The intensity of my affection and regard for this person move it into some realm other than friendship. We saw Brighton Beach Memoirs on Monday night and it was sentimental Americana, but I loved it regardless, nearly cried a few times thinking of my own family and of my own relationships with people. Watching Laurie Metcalfe act on stage was a great pleasure. A greater pleasure though was watching it next to this boy, his leg pressed against mine and him continually falling asleep throughout the first act. After the play, we went to Metropolitan and had some drinks and we talked about things, about emotional distance, about how I am in love with him, and we also didn't talk. It was awkward and I was sad and unable to express things and hurt that things weren't what I wanted them to be, that I wasn't sure if they would be. The thing I have with him is great and yet it also falls short of something I want. I find myself even here unable to properly say things, there are pauses in between each of these sentences, and I am sure the thing reads terribly - that I don't know how to go about saying it, perhaps don't want to.

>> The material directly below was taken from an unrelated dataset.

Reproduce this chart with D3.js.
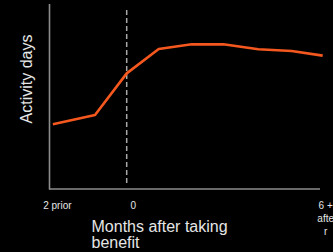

The implication of what I have been told though comes down to this: he is still hung-up on his ex-boyfriend, cannot be the person I am looking for, that I should probably be trying to find these things in someone else, and yet I don't want to, don't see these qualities in other people. So, a problem. But we'll see. I guess I should step back, read books not about passionate love, and start to seek out new faces, new eyes to flirt with. The weather is amazing. Fall’s onset has really invigorated me in just about every sense and I feel well poised for change, for things I want to happen, things I don’t want to, and things I am going to make happen, things I want to do with myself, goals, and dreams.